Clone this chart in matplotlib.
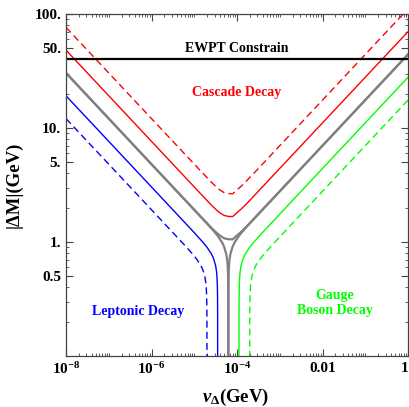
import matplotlib
matplotlib.use("Agg")
import matplotlib.pyplot as plt
from matplotlib.ticker import FixedLocator, NullFormatter

plt.rcParams['font.family'] = ['Liberation Serif', 'DejaVu Serif']
plt.rcParams['font.weight'] = 'bold'
plt.rcParams['axes.labelweight'] = 'bold'
plt.rcParams['mathtext.fontset'] = 'custom'
plt.rcParams['mathtext.rm'] = 'Liberation Serif:bold'
plt.rcParams['mathtext.it'] = 'Liberation Serif:italic:bold'
plt.rcParams['mathtext.bf'] = 'Liberation Serif:bold'

# v_Delta (GeV) and |Delta M| (GeV)
v_top = [1e-8, 1e-6, 1e-5, 1.585e-5, 2.512e-5, 3.162e-5, 3.981e-5, 5.012e-5, 6.31e-5,
         7.943e-5, 1e-4, 1.259e-4, 1.585e-4, 2.512e-4, 3.981e-4, 1e-2, 1.0]
gray_top = [30.4, 4.81, 1.917, 1.595, 1.332, 1.225, 1.137, 1.077, 1.057,
            1.055, 1.141, 1.231, 1.340, 1.604, 1.928, 7.0, 44.2]
red_solid = [48.2, 7.63, 3.04, 2.53, 2.11, 1.94, 1.80, 1.71, 1.675,
             1.672, 1.81, 1.95, 2.12, 2.54, 3.06, 11.09, 70.0]
red_dash = [76.3, 12.09, 4.82, 4.01, 3.35, 3.08, 2.86, 2.71, 2.66,
            2.65, 2.87, 3.09, 3.37, 4.03, 4.84, 17.58, 111.0]

# gray stems
v_gray_l = [1e-8, 1e-6, 1e-5, 1.778e-5, 2.818e-5, 3.548e-5, 4.467e-5, 5.012e-5, 5.623e-5,
            5.888e-5, 6.026e-5, 6.166e-5, 6.237e-5, 6.259e-5, 6.264e-5]
gray_l = [30.4, 4.81, 1.916, 1.521, 1.255, 1.1305, 0.992, 0.905, 0.779,
          0.696, 0.6345, 0.530, 0.4085, 0.2958, 0.1]
v_gray_r = [1.0, 1e-2, 3.925e-4, 2.207e-4, 1.392e-4, 1.106e-4, 8.786e-5, 7.830e-5, 6.978e-5,
            6.665e-5, 6.514e-5, 6.365e-5, 6.293e-5, 6.271e-5, 6.264e-5]
gray_r = [44.2, 7.0, 1.916, 1.521, 1.255, 1.1305, 0.992, 0.905, 0.779,
          0.696, 0.6345, 0.530, 0.4085, 0.2958, 0.1]

# leptonic (blue)
v_blue = [1e-8, 1e-6, 1e-5, 1.585e-5, 1.995e-5, 2.512e-5, 2.818e-5, 3.162e-5, 3.311e-5,
          3.388e-5, 3.467e-5, 3.508e-5, 3.520e-5, 3.523e-5]
blue_solid = [19.16, 3.038, 1.208, 0.997, 0.898, 0.788, 0.719, 0.619, 0.553,
              0.504, 0.421, 0.3245, 0.235, 0.1]
v_blue_d = [1e-8, 1e-6, 5.623e-6, 8.913e-6, 1.122e-5, 1.413e-5, 1.585e-5, 1.778e-5, 1.862e-5,
            1.905e-5, 1.950e-5, 1.972e-5, 1.979e-5, 1.981e-5]
blue_dash = [12.09, 1.917, 0.9595, 0.792, 0.713, 0.626, 0.571, 0.4917, 0.4393,
             0.4003, 0.3344, 0.2578, 0.1867, 0.1]

# gauge boson (green)
v_green = [1.0, 3.925e-3, 3.925e-4, 2.477e-4, 1.967e-4, 1.562e-4, 1.392e-4, 1.241e-4, 1.185e-4,
           1.158e-4, 1.132e-4, 1.119e-4, 1.115e-4, 1.114e-4]
green_solid = [27.86, 3.038, 1.208, 0.997, 0.898, 0.788, 0.719, 0.619, 0.553,
               0.504, 0.421, 0.3245, 0.235, 0.1]
v_green_d = [1.0, 3.925e-3, 6.978e-4, 4.403e-4, 3.498e-4, 2.778e-4, 2.477e-4, 2.207e-4, 2.108e-4,
             2.060e-4, 2.013e-4, 1.990e-4, 1.983e-4, 1.981e-4]
green_dash = [17.58, 1.917, 0.9595, 0.792, 0.713, 0.626, 0.571, 0.4917, 0.4393,
              0.4003, 0.3344, 0.2578, 0.1867, 0.1]

ewpt = 40.0

xticks = [1e-8, 1e-6, 1e-4, 1e-2, 1.0]
xlabels = [r'$10^{-8}$', r'$10^{-6}$', r'$10^{-4}$', '0.01', '1']
yticks = [0.5, 1, 5, 10, 50, 100]
ylabels = ['0.5', '1.', '5.', '10.', '50.', '100.']

fig = plt.figure(figsize=(4.09, 4.07), dpi=100)
ax = fig.add_axes([0.1614, 0.1253, 0.8362, 0.8403])
ax.set_xscale('log')
ax.set_yscale('log')

dash = (0, (5, 3))
ax.plot(v_top, red_dash, color='#ff0000', lw=1.0, ls=dash)
ax.plot(v_top, red_solid, color='#ff0000', lw=1.0)
ax.plot(v_top, gray_top, color='#808080', lw=1.6)
ax.plot(v_gray_l, gray_l, color='#808080', lw=1.6)
ax.plot(v_gray_r, gray_r, color='#808080', lw=1.6)
ax.plot(v_blue, blue_solid, color='#0000ff', lw=1.0)
ax.plot(v_blue_d, blue_dash, color='#0000ff', lw=1.0, ls=dash)
ax.plot(v_green, green_solid, color='#00ff00', lw=1.0)
ax.plot(v_green_d, green_dash, color='#00ff00', lw=1.0, ls=dash)
ax.axhline(ewpt, color='black', lw=1.6)

ax.set_xlim(1e-8, 1)
ax.set_ylim(0.1, 100)

ax.text(1e-4, 50, 'EWPT Constrain', ha='center', va='center', fontsize=10, color='black')
ax.text(1e-4, 20.3, 'Cascade Decay', ha='center', va='center', fontsize=10, color='#ff0000')
ax.text(4.8e-7, 0.248, 'Leptonic Decay', ha='center', va='center', fontsize=10, color='#0000ff')
ax.text(0.0196, 0.29, 'Gauge\nBoson Decay', ha='center', va='center', fontsize=10,
        color='#00ff00', linespacing=1.2)

ax.xaxis.set_major_locator(FixedLocator(xticks))
ax.set_xticklabels(xlabels)
ax.get_xticklabels()[-1].set_horizontalalignment('right')
minor_x = [m * 10.0 ** e for e in range(-8, 0) for m in range(2, 10)] + [1e-7, 1e-5, 1e-3, 1e-1]
ax.xaxis.set_minor_locator(FixedLocator(minor_x))
ax.xaxis.set_minor_formatter(NullFormatter())
ax.yaxis.set_major_locator(FixedLocator(yticks))
ax.set_yticklabels(ylabels)
minor_y = [m * 10.0 ** e for e in range(-1, 2) for m in range(1, 10)]
minor_y = [t for t in minor_y if t not in yticks]
ax.yaxis.set_minor_locator(FixedLocator(minor_y))
ax.yaxis.set_minor_formatter(NullFormatter())

ax.tick_params(which='both', direction='in', top=True, right=True, colors='#444444',
               labelcolor='black', labelsize=11)
ax.tick_params(which='major', length=5, width=0.8)
ax.tick_params(which='minor', length=2.5, width=0.6)
ax.tick_params(axis='x', pad=4)
ax.tick_params(axis='y', pad=3.5)
for s in ax.spines.values():
    s.set_color('#444444')
    s.set_linewidth(0.9)

ax.set_xlabel(r'$v_{\Delta}$(GeV)', fontsize=13.5, fontweight='bold')
ax.set_ylabel('|ΔM|(GeV)', fontsize=13.5, fontweight='bold')
ax.xaxis.set_label_coords(0.497, -0.09)
ax.yaxis.set_label_coords(-0.126, 0.5)

fig.savefig('out.png', dpi=100)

- - -

*Short problem*. Write out the material above again, word for word, minus its pictures.

*Right answer*.
Clone this chart in matplotlib.
import matplotlib
matplotlib.use("Agg")
import matplotlib.pyplot as plt
from matplotlib.ticker import FixedLocator, NullFormatter

plt.rcParams['font.family'] = ['Liberation Serif', 'DejaVu Serif']
plt.rcParams['font.weight'] = 'bold'
plt.rcParams['axes.labelweight'] = 'bold'
plt.rcParams['mathtext.fontset'] = 'custom'
plt.rcParams['mathtext.rm'] = 'Liberation Serif:bold'
plt.rcParams['mathtext.it'] = 'Liberation Serif:italic:bold'
plt.rcParams['mathtext.bf'] = 'Liberation Serif:bold'

# v_Delta (GeV) and |Delta M| (GeV)
v_top = [1e-8, 1e-6, 1e-5, 1.585e-5, 2.512e-5, 3.162e-5, 3.981e-5, 5.012e-5, 6.31e-5,
         7.943e-5, 1e-4, 1.259e-4, 1.585e-4, 2.512e-4, 3.981e-4, 1e-2, 1.0]
gray_top = [30.4, 4.81, 1.917, 1.595, 1.332, 1.225, 1.137, 1.077, 1.057,
            1.055, 1.141, 1.231, 1.340, 1.604, 1.928, 7.0, 44.2]
red_solid = [48.2, 7.63, 3.04, 2.53, 2.11, 1.94, 1.80, 1.71, 1.675,
             1.672, 1.81, 1.95, 2.12, 2.54, 3.06, 11.09, 70.0]
red_dash = [76.3, 12.09, 4.82, 4.01, 3.35, 3.08, 2.86, 2.71, 2.66,
            2.65, 2.87, 3.09, 3.37, 4.03, 4.84, 17.58, 111.0]

# gray stems
v_gray_l = [1e-8, 1e-6, 1e-5, 1.778e-5, 2.818e-5, 3.548e-5, 4.467e-5, 5.012e-5, 5.623e-5,
            5.888e-5, 6.026e-5, 6.166e-5, 6.237e-5, 6.259e-5, 6.264e-5]
gray_l = [30.4, 4.81, 1.916, 1.521, 1.255, 1.1305, 0.992, 0.905, 0.779,
          0.696, 0.6345, 0.530, 0.4085, 0.2958, 0.1]
v_gray_r = [1.0, 1e-2, 3.925e-4, 2.207e-4, 1.392e-4, 1.106e-4, 8.786e-5, 7.830e-5, 6.978e-5,
            6.665e-5, 6.514e-5, 6.365e-5, 6.293e-5, 6.271e-5, 6.264e-5]
gray_r = [44.2, 7.0, 1.916, 1.521, 1.255, 1.1305, 0.992, 0.905, 0.779,
          0.696, 0.6345, 0.530, 0.4085, 0.2958, 0.1]

# leptonic (blue)
v_blue = [1e-8, 1e-6, 1e-5, 1.585e-5, 1.995e-5, 2.512e-5, 2.818e-5, 3.162e-5, 3.311e-5,
          3.388e-5, 3.467e-5, 3.508e-5, 3.520e-5, 3.523e-5]
blue_solid = [19.16, 3.038, 1.208, 0.997, 0.898, 0.788, 0.719, 0.619, 0.553,
              0.504, 0.421, 0.3245, 0.235, 0.1]
v_blue_d = [1e-8, 1e-6, 5.623e-6, 8.913e-6, 1.122e-5, 1.413e-5, 1.585e-5, 1.778e-5, 1.862e-5,
            1.905e-5, 1.950e-5, 1.972e-5, 1.979e-5, 1.981e-5]
blue_dash = [12.09, 1.917, 0.9595, 0.792, 0.713, 0.626, 0.571, 0.4917, 0.4393,
             0.4003, 0.3344, 0.2578, 0.1867, 0.1]

# gauge boson (green)
v_green = [1.0, 3.925e-3, 3.925e-4, 2.477e-4, 1.967e-4, 1.562e-4, 1.392e-4, 1.241e-4, 1.185e-4,
           1.158e-4, 1.132e-4, 1.119e-4, 1.115e-4, 1.114e-4]
green_solid = [27.86, 3.038, 1.208, 0.997, 0.898, 0.788, 0.719, 0.619, 0.553,
               0.504, 0.421, 0.3245, 0.235, 0.1]
v_green_d = [1.0, 3.925e-3, 6.978e-4, 4.403e-4, 3.498e-4, 2.778e-4, 2.477e-4, 2.207e-4, 2.108e-4,
             2.060e-4, 2.013e-4, 1.990e-4, 1.983e-4, 1.981e-4]
green_dash = [17.58, 1.917, 0.9595, 0.792, 0.713, 0.626, 0.571, 0.4917, 0.4393,
              0.4003, 0.3344, 0.2578, 0.1867, 0.1]

ewpt = 40.0

xticks = [1e-8, 1e-6, 1e-4, 1e-2, 1.0]
xlabels = [r'$10^{-8}$', r'$10^{-6}$', r'$10^{-4}$', '0.01', '1']
yticks = [0.5, 1, 5, 10, 50, 100]
ylabels = ['0.5', '1.', '5.', '10.', '50.', '100.']

fig = plt.figure(figsize=(4.09, 4.07), dpi=100)
ax = fig.add_axes([0.1614, 0.1253, 0.8362, 0.8403])
ax.set_xscale('log')
ax.set_yscale('log')

dash = (0, (5, 3))
ax.plot(v_top, red_dash, color='#ff0000', lw=1.0, ls=dash)
ax.plot(v_top, red_solid, color='#ff0000', lw=1.0)
ax.plot(v_top, gray_top, color='#808080', lw=1.6)
ax.plot(v_gray_l, gray_l, color='#808080', lw=1.6)
ax.plot(v_gray_r, gray_r, color='#808080', lw=1.6)
ax.plot(v_blue, blue_solid, color='#0000ff', lw=1.0)
ax.plot(v_blue_d, blue_dash, color='#0000ff', lw=1.0, ls=dash)
ax.plot(v_green, green_solid, color='#00ff00', lw=1.0)
ax.plot(v_green_d, green_dash, color='#00ff00', lw=1.0, ls=dash)
ax.axhline(ewpt, color='black', lw=1.6)

ax.set_xlim(1e-8, 1)
ax.set_ylim(0.1, 100)

ax.text(1e-4, 50, 'EWPT Constrain', ha='center', va='center', fontsize=10, color='black')
ax.text(1e-4, 20.3, 'Cascade Decay', ha='center', va='center', fontsize=10, color='#ff0000')
ax.text(4.8e-7, 0.248, 'Leptonic Decay', ha='center', va='center', fontsize=10, color='#0000ff')
ax.text(0.0196, 0.29, 'Gauge\nBoson Decay', ha='center', va='center', fontsize=10,
        color='#00ff00', linespacing=1.2)

ax.xaxis.set_major_locator(FixedLocator(xticks))
ax.set_xticklabels(xlabels)
ax.get_xticklabels()[-1].set_horizontalalignment('right')
minor_x = [m * 10.0 ** e for e in range(-8, 0) for m in range(2, 10)] + [1e-7, 1e-5, 1e-3, 1e-1]
ax.xaxis.set_minor_locator(FixedLocator(minor_x))
ax.xaxis.set_minor_formatter(NullFormatter())
ax.yaxis.set_major_locator(FixedLocator(yticks))
ax.set_yticklabels(ylabels)
minor_y = [m * 10.0 ** e for e in range(-1, 2) for m in range(1, 10)]
minor_y = [t for t in minor_y if t not in yticks]
ax.yaxis.set_minor_locator(FixedLocator(minor_y))
ax.yaxis.set_minor_formatter(NullFormatter())

ax.tick_params(which='both', direction='in', top=True, right=True, colors='#444444',
               labelcolor='black', labelsize=11)
ax.tick_params(which='major', length=5, width=0.8)
ax.tick_params(which='minor', length=2.5, width=0.6)
ax.tick_params(axis='x', pad=4)
ax.tick_params(axis='y', pad=3.5)
for s in ax.spines.values():
    s.set_color('#444444')
    s.set_linewidth(0.9)

ax.set_xlabel(r'$v_{\Delta}$(GeV)', fontsize=13.5, fontweight='bold')
ax.set_ylabel('|ΔM|(GeV)', fontsize=13.5, fontweight='bold')
ax.xaxis.set_label_coords(0.497, -0.09)
ax.yaxis.set_label_coords(-0.126, 0.5)

fig.savefig('out.png', dpi=100)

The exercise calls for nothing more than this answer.